# Windows 7 Netzwerkidentifizierung mach Probleme



## AmdNator (28. Juli 2010)

Hallo zusammen,

vieleicht hat einer das Problem schon gelöst. Bei mir ist aktuell immer das Problem das wenn ich den PC anmache meine netzwerkidentifizierung nicht mehr richtig läuft und er dann auf Öffentliches Netz springt man kann es nicht mehr umstellen die einzigste möglichkeit ist Netzwerkkarte deaktivieren und wieder aktivieren dann geht es bis zum nächsten neustart.

Das Windows ist erst wieder Neuinstalliert worden was komisch ist unter der 64bit Version waren die Probleme nicht.

Das Netz ist so aufgebaut:

PC ->PowerLan -> Router

Router hat die Neuste Firmenware drauf.

Es wurde schon alles was ich so gefunden habe im Inet probiert keine hat funktioniert Aktuellste Treiber sind auch drauf von der Netzkarte

Es handelt sich um die On Board Karte vom MSI 770-c45. Hab schonlangsam das gefühl das die Karte eine Macke hat.

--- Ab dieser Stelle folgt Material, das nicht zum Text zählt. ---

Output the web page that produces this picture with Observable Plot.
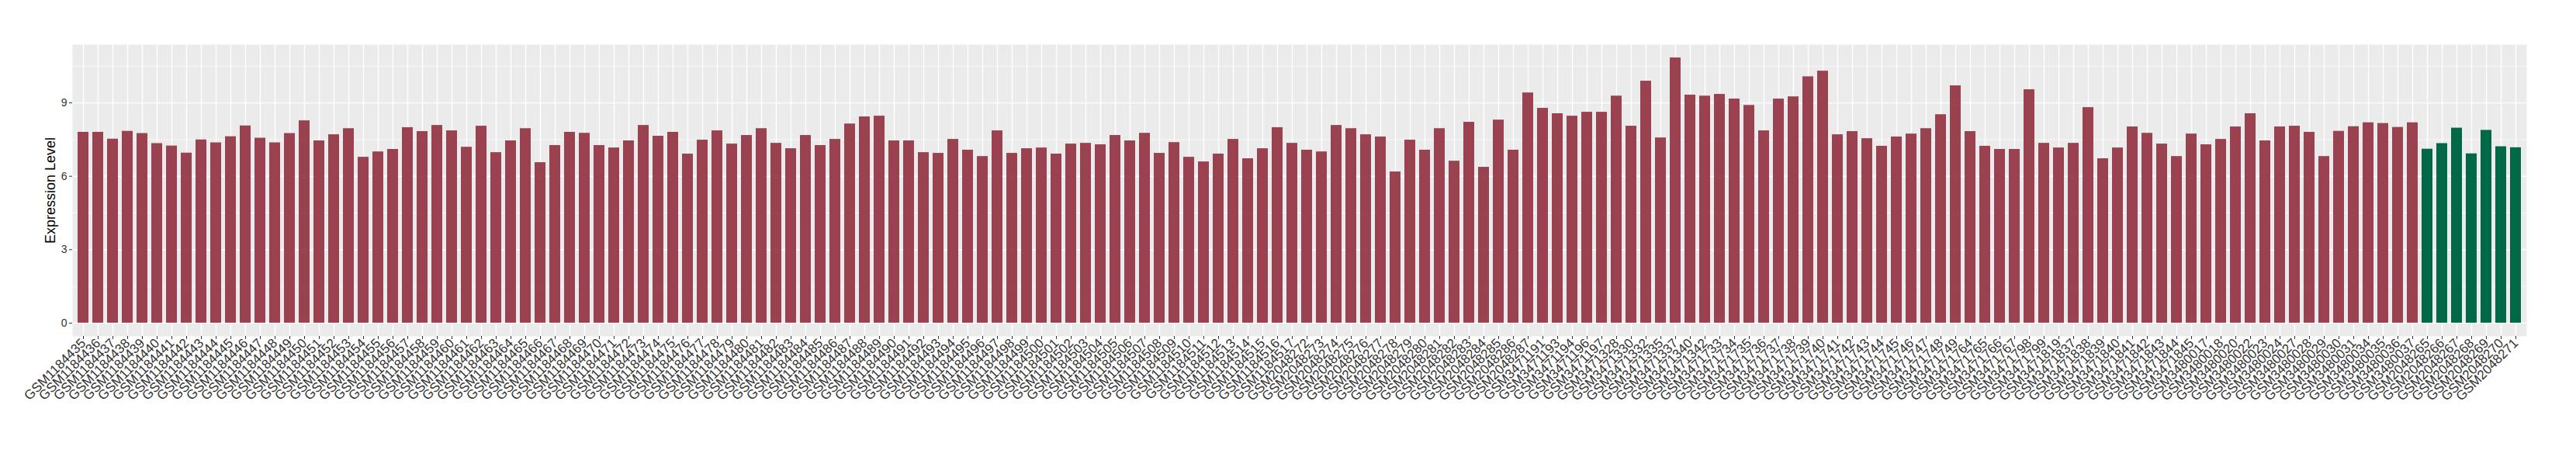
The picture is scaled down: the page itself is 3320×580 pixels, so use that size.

Der grund ist warum ich vom 64bit auf 32 wieder zurück bin ist die geschwindigkeit.


System Daten:

Amd PHII 955 C3
4 GB DDR 3 Adata 1333 Mhz

MSI 770-C45 aktuellstes Bios drauf
Samsung 500 GB F3 keine 5 Tage alt,

XFX HD 4850


Was mich auch wundert ist das mein System recht träge ist Ram ist in Ordnung Memtest hat keine fehler gebracht HDD ist auch ok HD Tune ohne Fehler, Habe aktuell das Board im blick das es eine Macke hat.


vielleicht hat einer einen Idee ich Kotze langsam ab mit dem scheiss Netzwerk vorallem,


----------



## AmdNator (28. Juli 2010)

also hat sich erledigt sieht so aus als hat meine Nic ein Problem,


----------